Kriteria ketiga adalah provinsi dengan rasio kredit bermasalah (Non-Performing Loan/NPL) yang terjaga alias tidak tinggi. Provinsi yang memenuhi ketiga kriteria tersebut, lanjut Perry akan mendapat tambahan relaksasi LTV, selain keringanan LTV nasional yang sudah diterapkan sejak 2016. Namun, porsi relaksasi tambahan LTV itu masih dikaji oleh BI.

Sebagai gambaran, berdasarkan relaksasi LTV nasional yang sudah berlaku sejak 29 Agustus 2016 silam, BI menetapkan LTV rumah tapak pertama dengan tipe lebih dari 70, sebesar 85 persen, rumah kedua 80 persen, sedangkan yang ketiga dan seterusnya 75 persen. Besaran yang sama berlaku untuk rumah susun.
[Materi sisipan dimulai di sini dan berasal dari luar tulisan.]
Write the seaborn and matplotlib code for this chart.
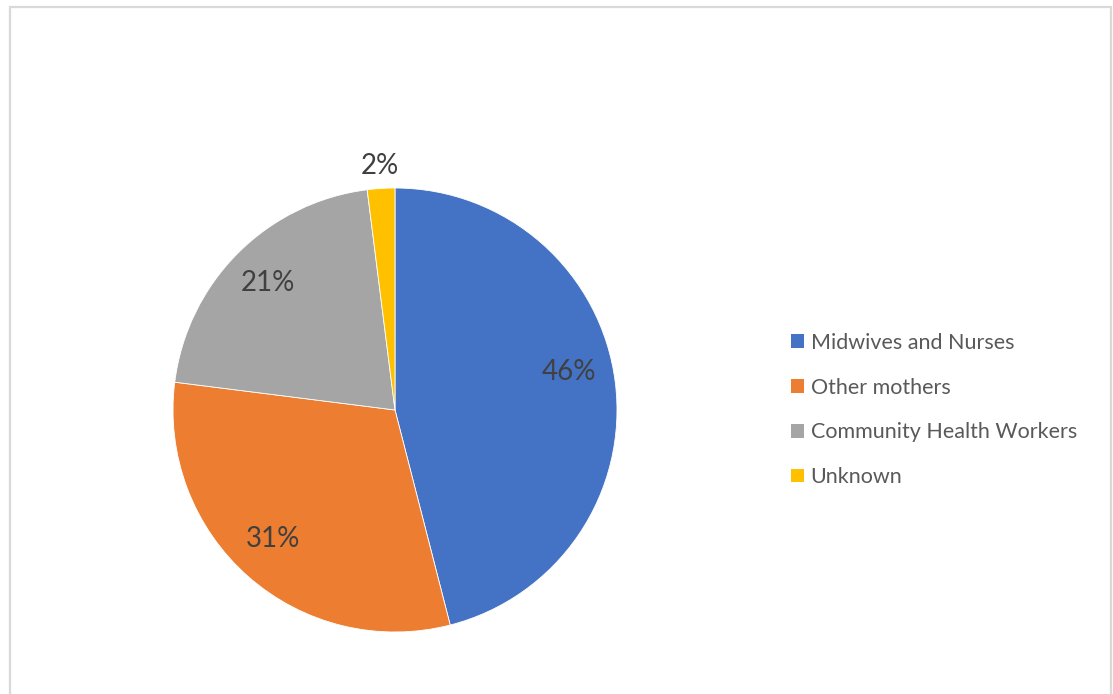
import matplotlib
matplotlib.use("Agg")
import matplotlib.pyplot as plt
from matplotlib.patches import Rectangle
import seaborn as sns
import numpy as np

categories = ["Midwives and Nurses", "Other mothers", "Community Health Workers", "Unknown"]
values = [46, 31, 21, 2]
colors = ["#4472C4", "#ED7D31", "#A5A5A5", "#FFC000"]

sns.set_theme(style="white")
plt.rcParams['font.family'] = ['Lato', 'DejaVu Sans']

W, H = 1113, 694
fig = plt.figure(figsize=(W / 100, H / 100), dpi=100)
fig.patch.set_facecolor("white")

# outer border
fig.patches.append(Rectangle((10 / W, -0.05), 1101 / W, 1.05 - 7 / H, transform=fig.transFigure,
                             fill=False, edgecolor="#d9d9d9", linewidth=1.6, zorder=0))

cx, cy, r = 395, 410, 222
ax = fig.add_axes([(cx - r) / W, (H - cy - r) / H, 2 * r / W, 2 * r / H])
wedges, _ = ax.pie(values, colors=sns.color_palette(colors), startangle=90, counterclock=False,
                   radius=1, wedgeprops=dict(edgecolor="white", linewidth=0.6))
ax.set_xlim(-1, 1)
ax.set_ylim(-1, 1)
ax.set_aspect("equal")
ax.axis("off")

dists = [0.8, 0.8, 0.81, 1.1]
nudges = [5, -2, 0, 0]
for w, v, d, n in zip(wedges, values, dists, nudges):
    ang = np.deg2rad((w.theta1 + w.theta2) / 2 + n)
    ax.text(d * np.cos(ang), d * np.sin(ang), f"{v}%", ha="center", va="center",
            fontsize=20, color="#404040", clip_on=False)

leg = fig.legend(wedges, categories, loc="center left", bbox_to_anchor=(772 / W, 1 - 410 / H),
                 frameon=False, fontsize=15.5, handlelength=0.6, handleheight=0.6,
                 handletextpad=0.3, labelspacing=1.15)
for t in leg.get_texts():
    t.set_color("#595959")
for h in leg.legend_handles:
    h.set_linewidth(0)

fig.savefig("out.png", dpi=100, facecolor="white")
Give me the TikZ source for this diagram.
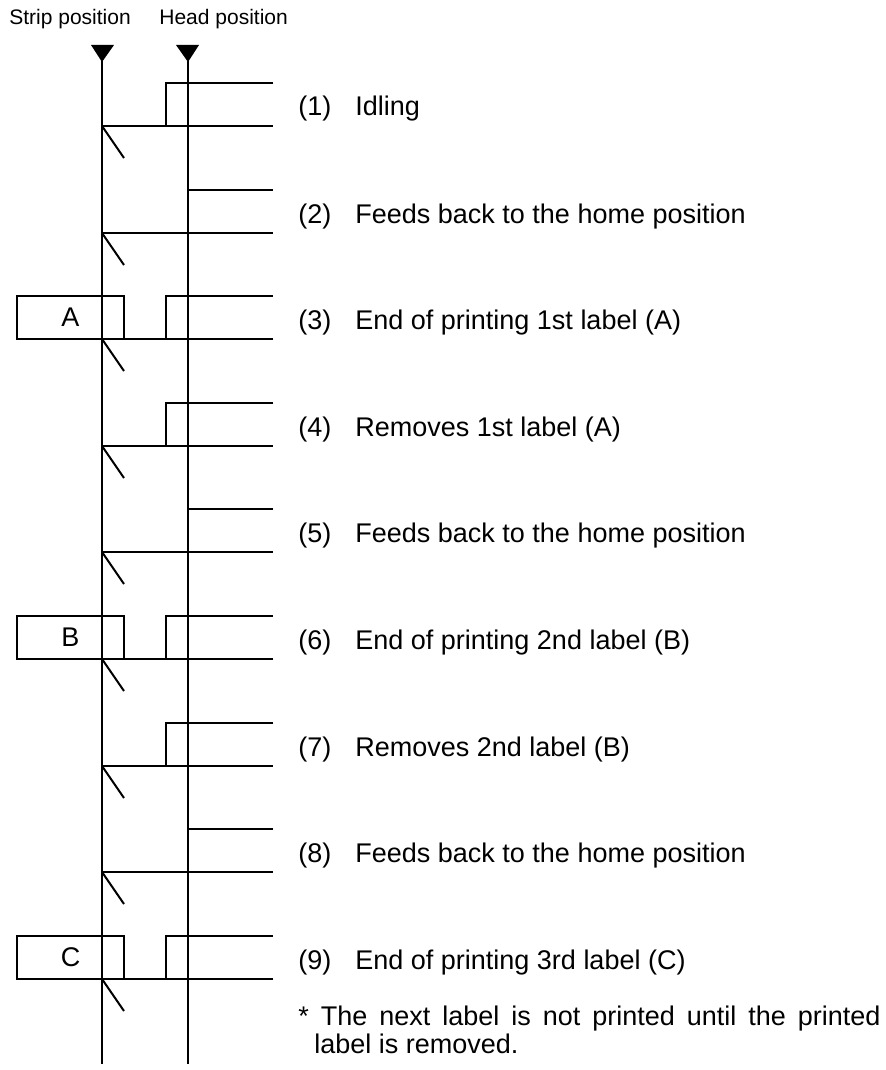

Ini berarti ketentuan uang muka (down payment/DP) untuk LTV rumah tapak pertama dengan tipe lebih dari 70, sebesar 15 persen, rumah kedua 20 persen, sedangkan yang ketiga dan seterusnya 25 persen. Penyesuaian LTV tersebut tercantum dalam Peraturan BI (PBI) Nomor 18/16/PBI/2016.

 

"Provinsi yang sesuai kriteria itu bisa mendapat tambahan LTV dan DP-nya bisa berkurang," tambah Perry.

 

Baca Juga: Kelonggaran Kebijakan LTV Diyakini Tumbuhkan KPR)

Namun, Perry mengaku bahwa BI masih memetakan provinsi yang akan mendapat relaksasi tambahan LTV itu. Setelah dipetakan, hasilnya akan dibawa ke Rapat Dewan Gubernur BI periode November 2017. Kebijakan relaksasi tambahan LTV yang disesuaikan keadaan provinsi atau LTV spasial merupakan salah satu rencana kebijakan pelonggaran makroprudensial BI di akhir tahun ini.

 

Dikutip dari Indikator Kesejahteraan Rakyat Tahun 2016 yang diterbitkan Badan Pusat Statistik (BPS), berdasarkan hasil Survei Sosial Ekonomi Nasional (Susenas) 2015, rumah tangga yang menempati rumah milik sendiri sebesar 82,68 persen. Sisanya 17,32 persen adalah bukan milik sendiri.

 

Hukumonline.com

 

Rumah tangga yang menempati rumah bukan milik sendiri terdiri dari 8,08 persen kontrak, sewa 8,01 persen, bebas sewa 1,01 persen, rumah dinas dan lainnya 0,26 persen. Kepemilikan rumah tinggal milik sendiri di perkotaan lebih rendah bila dibandingkan dengan perdesaan yaitu 73,87 persen di perkotaan dan 91,44 persen di perdesaan. Hal ini dimungkinkan karena harga jual rumah di daerah perkotaan lebih mahal daripada di perdesaan sehingga banyak penduduk yang mengontrak, sewa atau menempati rumah milik orang tua/saudara.

 

(Baca Juga: Kebijakan Relaksasi LTV dan Tax Amnesty Bantu Pertumbuhan Kredit)

 

Jika dilihat berdasarkan provinsi, DKI Jakarta adalah provinsi yang memiliki persentase terkecil untuk rumah tangga yang memiliki status kepemilikan rumah milik sendiri, yaitu sebesar 51,09 persen. Sebaliknya, untuk status kepemilikan kontrak/sewa, DKI Jakarta justru merupakan provinsi yang memiliki persentase tertinggi yaitu 34,13 persen. Hal ini menggambarkan bahwa harga rumah di DKI Jakarta sangat tinggi dibandingkan dengan provinsi lain, sehingga banyak masyarakat di Jakarta cenderung memilih kontrak/sewa.